BEGIN Data

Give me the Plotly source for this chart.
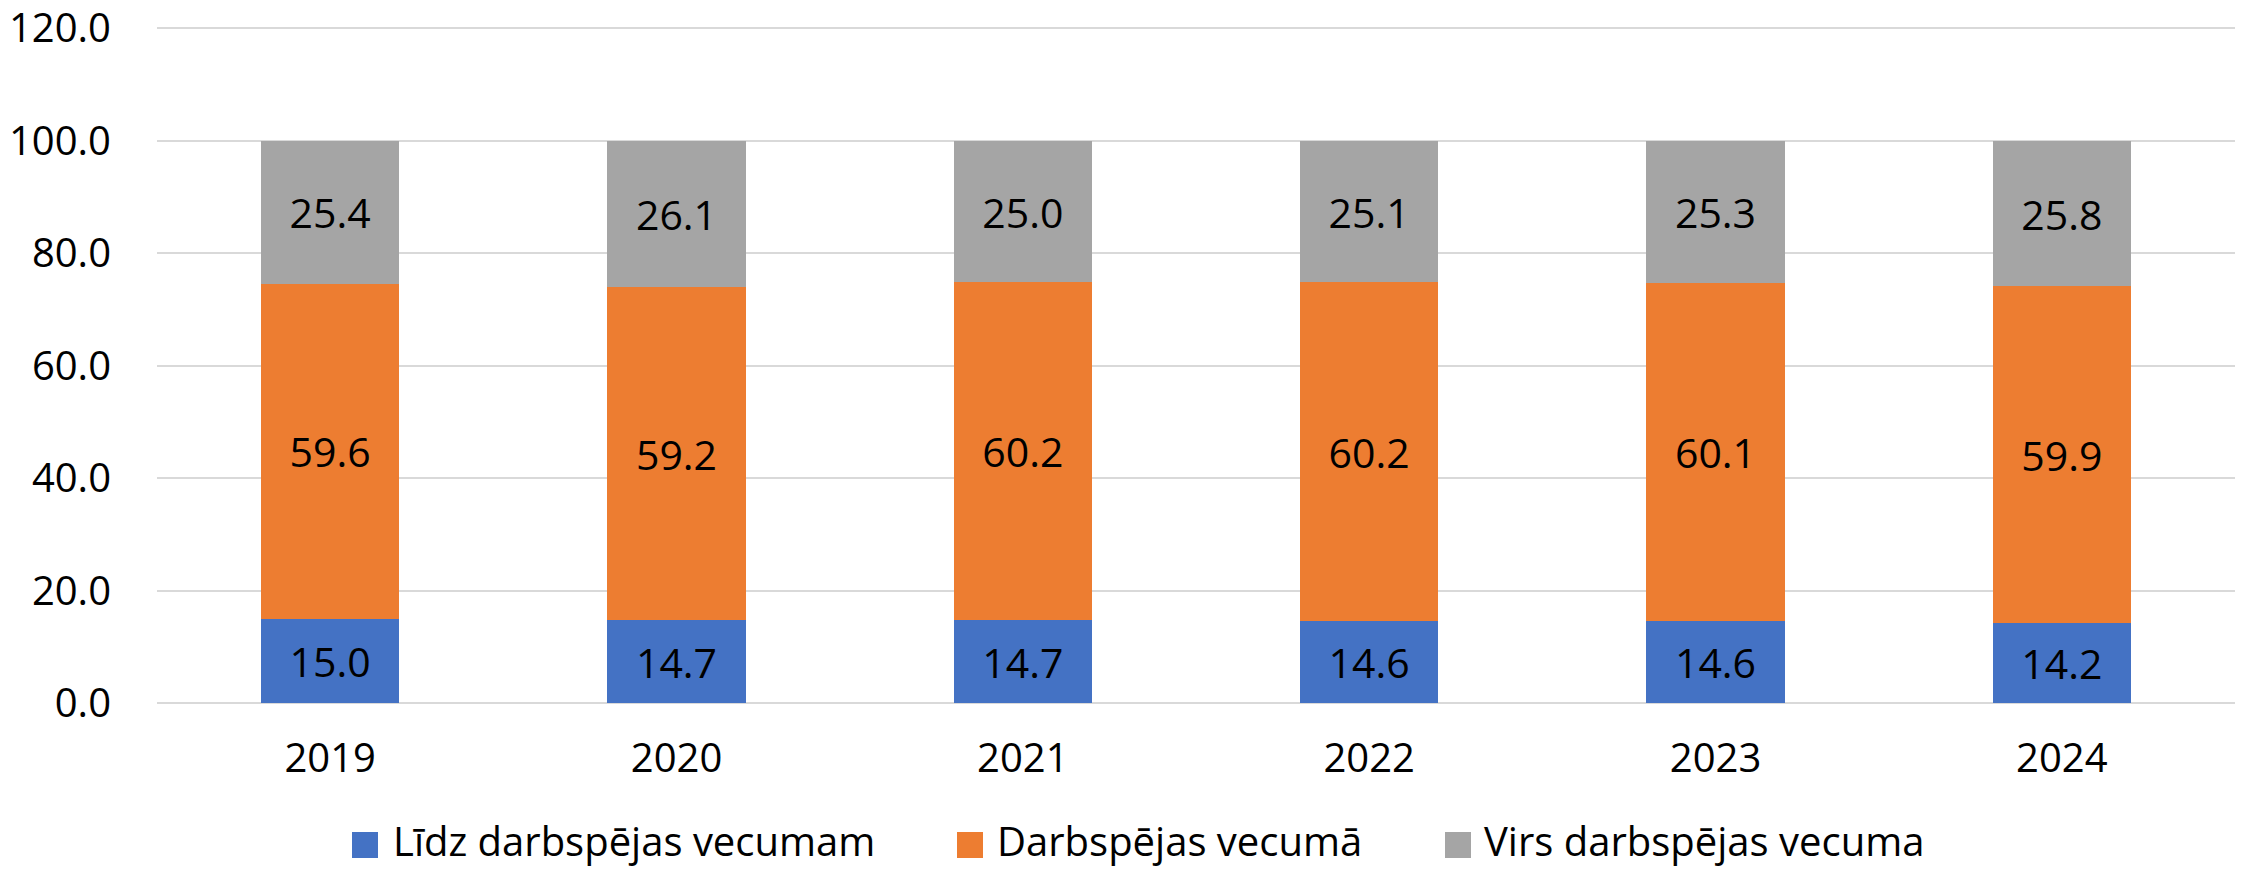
import plotly.graph_objects as go

years = ["2019", "2020", "2021", "2022", "2023", "2024"]
series_names = ["Līdz darbspējas vecumam", "Darbspējas vecumā", "Virs darbspējas vecuma"]
below = [15.0, 14.7, 14.7, 14.6, 14.6, 14.2]
working = [59.6, 59.2, 60.2, 60.2, 60.1, 59.9]
above = [25.4, 26.1, 25.0, 25.1, 25.3, 25.8]
y_ticks = [0, 20, 40, 60, 80, 100, 120]
colors = ["#4472C4", "#ED7D31", "#A5A5A5"]

FONT = "Open Sans"
W, H = 2249, 869
ML, MR, MT, MB = 157, 14, 26, 166
PW, PH = W - ML - MR, H - MT - MB

def px_x(px):
    return (px - ML) / PW

def px_y(py):
    return (H - MB - py) / PH

fig = go.Figure()
for name, vals, col in zip(series_names, [below, working, above], colors):
    fig.add_trace(go.Bar(
        x=years, y=vals, name=name, marker=dict(color=col, line=dict(width=0)),
        texttemplate="%{y:.1f}", textposition="inside", insidetextanchor="middle",
        textfont=dict(family=FONT, size=41, color="#000000"),
        constraintext="none", showlegend=False,
    ))

# legend drawn as swatches + text below the plot
legend_marker_x = [352, 957, 1445]
legend_text_x = [391, 995, 1482]
sw = 26
cy = 845
for name, col, mx, tx in zip(series_names, colors, legend_marker_x, legend_text_x):
    fig.add_shape(type="rect", xref="paper", yref="paper",
                  x0=px_x(mx), x1=px_x(mx + sw), y0=px_y(cy + sw / 2), y1=px_y(cy - sw / 2),
                  fillcolor=col, line=dict(width=0))
    fig.add_annotation(xref="paper", yref="paper", x=px_x(tx), y=px_y(cy - 5),
                       xanchor="left", yanchor="middle", showarrow=False, text=name,
                       font=dict(family=FONT, size=40, color="#000000"))

fig.update_layout(
    barmode="stack", bargap=0.6,
    width=W, height=H,
    margin=dict(l=ML, r=MR, t=MT, b=MB, autoexpand=False),
    plot_bgcolor="white", paper_bgcolor="white",
    font=dict(family=FONT, size=40, color="#000000"),
    showlegend=False,
    xaxis=dict(showgrid=False, showline=False, ticks="", ticklabelstandoff=28,
               tickfont=dict(family=FONT, size=40), automargin=False),
    yaxis=dict(range=[0, 120.4], tickvals=y_ticks, tickformat=".1f",
               showgrid=True, gridcolor="#D9D9D9", gridwidth=2, zeroline=True,
               zerolinecolor="#D9D9D9", zerolinewidth=2, ticks="", ticklabelstandoff=45,
               ticklabeloverflow="allow",
               tickfont=dict(family=FONT, size=40), automargin=False),
)
fig.write_html("out.html", config={"displayModeBar": False},
               post_script="document.body.style.margin='0';")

END Data

> _Directions for this task_
Every line from the top of the material above through the line with "return (H - MB - py) / PH" should be duplicated exactly, please; leave out the pictures.

> _Expected output_
Give me the Plotly source for this chart.
import plotly.graph_objects as go

years = ["2019", "2020", "2021", "2022", "2023", "2024"]
series_names = ["Līdz darbspējas vecumam", "Darbspējas vecumā", "Virs darbspējas vecuma"]
below = [15.0, 14.7, 14.7, 14.6, 14.6, 14.2]
working = [59.6, 59.2, 60.2, 60.2, 60.1, 59.9]
above = [25.4, 26.1, 25.0, 25.1, 25.3, 25.8]
y_ticks = [0, 20, 40, 60, 80, 100, 120]
colors = ["#4472C4", "#ED7D31", "#A5A5A5"]

FONT = "Open Sans"
W, H = 2249, 869
ML, MR, MT, MB = 157, 14, 26, 166
PW, PH = W - ML - MR, H - MT - MB

def px_x(px):
    return (px - ML) / PW

def px_y(py):
    return (H - MB - py) / PH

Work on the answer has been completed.